This weekend marked the first time I have ever been to Boston and not seen him. The entire city feels amiss. Everything is gray, and all the buttons are in the wrong buttonholes. And since thirty-two years of being greeted on trips back east with a signature Jim Broderick “Ho-ho!” don’t come to a close without some kind of emotional undoing, I’m all choked up and writing this on an airplane.

I’m a crier by nature, but these tears are the kind that I’m not comfortable letting go of. Letting go of these tears just facilitates letting go of my grandfather, and at this point, I’d rather make a burning nest of them in the back of my throat than let them fall.

Dramatic, perhaps, but I can be a dramatic person. I think he enjoyed that about me.

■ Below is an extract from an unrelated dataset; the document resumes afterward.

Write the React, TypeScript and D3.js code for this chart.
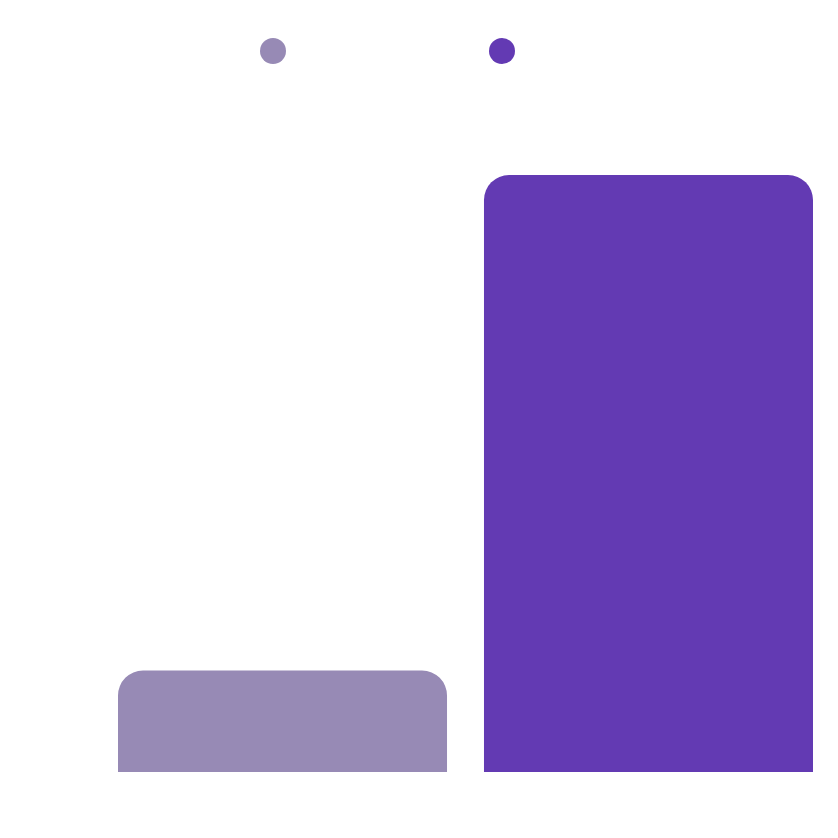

People have been asking me since his passing last month, “Were you close?” It’s a well-meaning question, but it’s also unanswerable. Far is not the opposite of close, I realize, but all I can think to say is, “We were close and we were far.”

My younger brother, Sam, and I grew up in California. My parents are both Bostonians and the oldest of five, and our nuclear family is the only contingent on either side to have made a home outside of New England. Consequently, my grandfather was not a part of my day-to-day existence; he wasn’t someone I ever expected to be at my recitals or school plays (although he and my grandmother did fly out to watch me ham it up as Mame in Auntie Mame when I was in 10th grade), and I never spent a Christmas with him.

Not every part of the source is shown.